There’s no chance of my dropping a dime for a new scar. I know how to get nasty permanent scars for free.

I have regular contact with a young-ish seasoned professional who went for weeks, possibly months, with a missing front tooth. The kind of missing front tooth an elementary-schooler would flash. She carried herself as vibrantly as she always had, quick with the same wide, open-mouthed grin, not minding the gap. If she were hit up with the “Which external part of you do you despise?” query, I have a feeling her response would hover along the lines of, “What do you mean?” Which is how I might reply when I grow up. 


  1. I greatly admire your friend who continued flashing a cheerful smile, even while her front tooth was missing. I don't think that I will ever grow up. There will always be something about my body that will cause me discomfort. Lately it's been my sagging underarms. Nowadays I'm very careful to buy only blouses or tops with longer sleeves.

  2. As a teenager and young twenty I was very self-conscious. I was skinny and skinnyn blokes were definitely not the 'in thing' in those days.
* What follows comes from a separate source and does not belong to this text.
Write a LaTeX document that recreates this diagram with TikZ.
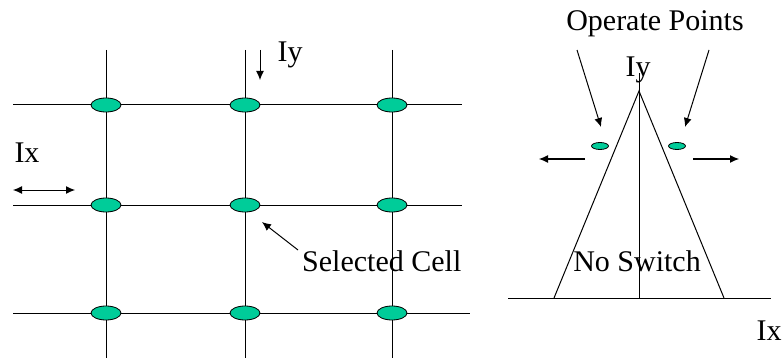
\documentclass[tikz,border=0pt]{standalone}
\usepackage{fontspec}
\setmainfont{Liberation Serif}
\usetikzlibrary{positioning,arrows.meta,shapes.geometric}
\definecolor{cellgreen}{HTML}{00CC99}
\tikzset{
  cell/.style={draw,ellipse,fill=cellgreen,line width=0.8pt,minimum width=30pt,minimum height=14pt,inner sep=0pt},
  opdot/.style={draw,ellipse,fill=cellgreen,line width=0.8pt,minimum width=17pt,minimum height=7pt,inner sep=0pt},
  wire/.style={line width=1pt},
  arr/.style={-{Latex[length=9pt,width=8pt]},line width=1pt},
  lbl/.style={font=\fontsize{30}{36}\selectfont,inner sep=0pt,anchor=base}
}

\begin{document}
\begin{tikzpicture}[x=1pt,y=-1pt]
\useasboundingbox (0,0) rectangle (783,358);

% memory array
\foreach \x in {106,245,392}
  \draw[wire] (\x,50) -- (\x,358);
\draw[wire] (13,105) -- (462,105);
\draw[wire] (13,205) -- (462,205);
\draw[wire] (13,313) -- (470,313);
\foreach \x/\i in {106/1,245/2,392/3}
  \foreach \y/\j in {105/1,205/2,313/3}
    \node[cell] (c\i\j) at (\x,\y) {};

\node[lbl] (iyl) at (290,62) {Iy};
\coordinate (iytop) at (260,50);
\coordinate (iyend) at (260,80);
\draw[arr] (iytop) -- (iyend);

\node[lbl] (ixl) at (27,162) {Ix};
\coordinate (ixa) at (13,190);
\coordinate (ixb) at (75,190);
\draw[{Latex[length=9pt,width=8pt]}-{Latex[length=9pt,width=8pt]},line width=1pt] (ixa) -- (ixb);

\node[lbl,anchor=base west] (sel) at (302,271) {Selected Cell};
\coordinate (seltail) at (298,250);
\coordinate (seltip) at (262,222);
\draw[arr] (seltail) -- (seltip);

% switching curve
\coordinate (apex) at (639,91);
\coordinate (bl) at (554,298);
\coordinate (br) at (724,298);
\coordinate (axl) at (508,298);
\coordinate (axr) at (771,298);
\coordinate (axtop) at (639,73);
\coordinate (axbot) at (639,298);
\draw[wire] (axl) -- (axr);
\draw[wire] (axtop) -- (axbot);
\draw[wire] (bl) -- (apex) -- (br);

\node[lbl] (op) at (655,31) {Operate Points};
\node[lbl] (iyr) at (638,77) {Iy};
\node[lbl] (nosw) at (637,271) {No Switch};
\node[lbl] (ixr) at (769,340) {Ix};

\node[opdot] (opl) at (600,146) {};
\node[opdot] (opr) at (677,146) {};

\coordinate (opla) at (577,50);
\coordinate (oplb) at (601,127);
\coordinate (opra) at (709,50);
\coordinate (oprb) at (685,127);
\draw[arr] (opla) -- (oplb);
\draw[arr] (opra) -- (oprb);

\coordinate (ml) at (585,159);
\coordinate (mle) at (539,159);
\coordinate (mr) at (693,159);
\coordinate (mre) at (739,159);
\draw[arr] (ml) -- (mle);
\draw[arr] (mr) -- (mre);

\end{tikzpicture}
\end{document}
I had lost my left knee cap in a motor bike accident so never wore shorts. I wore glasses. I would have spent ten minutes on that question trying to narrow down the short-list.
    I think I was about thirty when I 'grew up' and since then I haven't cared less what people thought. It is exceptionally liberating.
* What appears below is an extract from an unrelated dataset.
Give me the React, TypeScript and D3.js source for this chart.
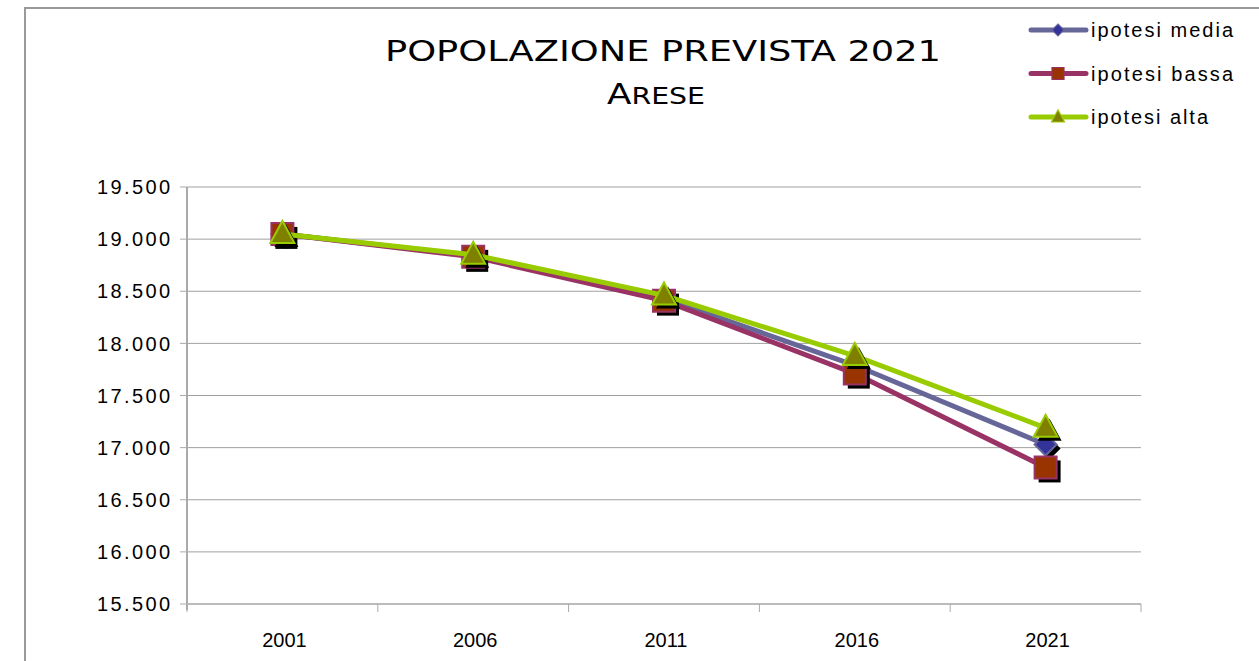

  3. Yes, yes, yes. Age, while it's something we generally don't look forward to, is a great liberator. When you reach the magic year (different for different people) where you realize you are the only one obsessing over your imagined faults, it's like "WHEEEEEEE!" Another interesting discovery is when you find out that models and "perfect" people are more obsessed and judgmental and unhappy with themselves than almost anyone else. Almost makes you feel bad for them. Almost.